Only the lines from the top of the listing below to the line that has "const yTicks = [100, 200, 1000, 10000, 100000, 1000000];" should be echoed, with both ends kept and pictures left out.

* start DATA SEGMENT *

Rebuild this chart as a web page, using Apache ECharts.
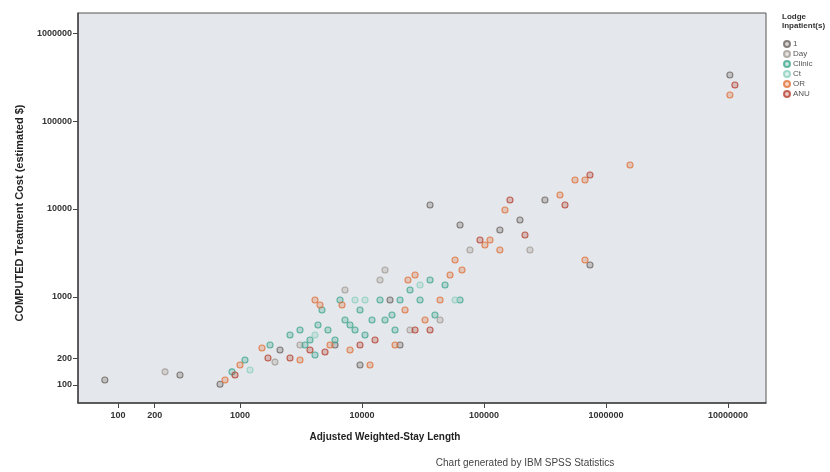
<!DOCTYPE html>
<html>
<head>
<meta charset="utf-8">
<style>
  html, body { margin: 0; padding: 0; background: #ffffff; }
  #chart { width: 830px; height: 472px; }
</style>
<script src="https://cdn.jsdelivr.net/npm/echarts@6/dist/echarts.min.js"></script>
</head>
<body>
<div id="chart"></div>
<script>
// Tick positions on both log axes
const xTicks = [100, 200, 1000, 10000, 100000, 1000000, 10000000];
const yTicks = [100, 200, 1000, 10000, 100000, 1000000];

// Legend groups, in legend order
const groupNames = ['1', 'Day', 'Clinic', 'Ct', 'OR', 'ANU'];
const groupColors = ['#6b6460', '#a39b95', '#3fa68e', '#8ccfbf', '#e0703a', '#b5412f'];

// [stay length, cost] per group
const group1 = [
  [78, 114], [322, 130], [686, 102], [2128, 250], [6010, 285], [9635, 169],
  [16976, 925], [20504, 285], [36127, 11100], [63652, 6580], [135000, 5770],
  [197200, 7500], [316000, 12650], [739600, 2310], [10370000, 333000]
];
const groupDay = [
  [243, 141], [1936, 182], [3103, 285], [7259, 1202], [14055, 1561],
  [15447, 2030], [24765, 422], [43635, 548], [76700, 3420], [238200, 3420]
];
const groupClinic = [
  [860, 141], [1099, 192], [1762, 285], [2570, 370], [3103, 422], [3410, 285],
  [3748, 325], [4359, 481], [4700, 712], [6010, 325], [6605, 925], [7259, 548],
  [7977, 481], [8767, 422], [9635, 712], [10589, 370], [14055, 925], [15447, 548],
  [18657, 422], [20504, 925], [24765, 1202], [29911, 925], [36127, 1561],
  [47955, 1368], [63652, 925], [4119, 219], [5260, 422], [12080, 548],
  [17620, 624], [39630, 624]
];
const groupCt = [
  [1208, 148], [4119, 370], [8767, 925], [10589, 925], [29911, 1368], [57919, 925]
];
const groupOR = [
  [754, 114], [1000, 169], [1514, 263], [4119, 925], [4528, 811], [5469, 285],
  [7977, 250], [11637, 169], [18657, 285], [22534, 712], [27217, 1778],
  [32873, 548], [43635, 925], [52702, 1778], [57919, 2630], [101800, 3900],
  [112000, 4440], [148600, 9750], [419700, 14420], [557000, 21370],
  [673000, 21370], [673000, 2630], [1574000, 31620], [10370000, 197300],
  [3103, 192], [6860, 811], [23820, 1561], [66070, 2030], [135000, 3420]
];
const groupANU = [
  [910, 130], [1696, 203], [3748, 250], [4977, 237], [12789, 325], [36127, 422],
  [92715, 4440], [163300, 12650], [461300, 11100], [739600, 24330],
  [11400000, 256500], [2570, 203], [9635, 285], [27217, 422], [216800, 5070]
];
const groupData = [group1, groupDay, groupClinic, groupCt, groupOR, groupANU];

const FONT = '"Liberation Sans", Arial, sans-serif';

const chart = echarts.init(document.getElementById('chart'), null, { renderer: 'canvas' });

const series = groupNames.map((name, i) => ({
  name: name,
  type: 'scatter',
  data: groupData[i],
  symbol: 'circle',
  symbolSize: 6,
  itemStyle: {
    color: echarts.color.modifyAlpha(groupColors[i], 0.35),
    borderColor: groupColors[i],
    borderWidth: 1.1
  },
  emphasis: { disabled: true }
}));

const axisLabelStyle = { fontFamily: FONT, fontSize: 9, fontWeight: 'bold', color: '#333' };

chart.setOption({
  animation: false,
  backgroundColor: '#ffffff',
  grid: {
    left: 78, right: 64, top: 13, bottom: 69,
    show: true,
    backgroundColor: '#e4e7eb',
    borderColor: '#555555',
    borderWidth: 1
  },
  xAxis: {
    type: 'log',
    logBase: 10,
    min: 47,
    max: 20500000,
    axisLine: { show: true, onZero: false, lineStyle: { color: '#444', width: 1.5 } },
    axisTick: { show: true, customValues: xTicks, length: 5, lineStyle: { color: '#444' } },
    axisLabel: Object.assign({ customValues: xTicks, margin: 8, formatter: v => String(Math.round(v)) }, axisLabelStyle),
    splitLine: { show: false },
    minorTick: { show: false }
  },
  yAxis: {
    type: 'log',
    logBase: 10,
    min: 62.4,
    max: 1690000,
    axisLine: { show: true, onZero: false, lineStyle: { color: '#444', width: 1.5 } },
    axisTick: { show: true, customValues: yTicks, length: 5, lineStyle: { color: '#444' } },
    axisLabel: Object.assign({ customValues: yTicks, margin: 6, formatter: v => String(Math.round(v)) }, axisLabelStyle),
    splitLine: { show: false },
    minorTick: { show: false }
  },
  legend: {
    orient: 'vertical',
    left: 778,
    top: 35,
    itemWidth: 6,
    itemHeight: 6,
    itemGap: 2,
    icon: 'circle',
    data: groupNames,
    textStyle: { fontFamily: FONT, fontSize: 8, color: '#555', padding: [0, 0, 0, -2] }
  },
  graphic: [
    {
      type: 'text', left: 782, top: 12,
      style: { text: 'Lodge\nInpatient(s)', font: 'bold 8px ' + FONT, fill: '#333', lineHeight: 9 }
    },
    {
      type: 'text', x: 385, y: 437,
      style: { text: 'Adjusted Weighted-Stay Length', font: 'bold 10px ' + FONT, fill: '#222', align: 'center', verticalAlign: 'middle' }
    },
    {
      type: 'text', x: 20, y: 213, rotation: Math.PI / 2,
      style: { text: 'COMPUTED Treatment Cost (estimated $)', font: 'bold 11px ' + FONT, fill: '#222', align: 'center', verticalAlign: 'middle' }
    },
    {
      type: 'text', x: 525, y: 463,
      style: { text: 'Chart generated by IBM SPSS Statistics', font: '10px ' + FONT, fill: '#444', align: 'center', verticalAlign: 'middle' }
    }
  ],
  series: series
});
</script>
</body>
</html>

* end DATA SEGMENT *

#### [REPLY TO THE TASK]
Rebuild this chart as a web page, using Apache ECharts.
<!DOCTYPE html>
<html>
<head>
<meta charset="utf-8">
<style>
  html, body { margin: 0; padding: 0; background: #ffffff; }
  #chart { width: 830px; height: 472px; }
</style>
<script src="https://cdn.jsdelivr.net/npm/echarts@6/dist/echarts.min.js"></script>
</head>
<body>
<div id="chart"></div>
<script>
// Tick positions on both log axes
const xTicks = [100, 200, 1000, 10000, 100000, 1000000, 10000000];
const yTicks = [100, 200, 1000, 10000, 100000, 1000000];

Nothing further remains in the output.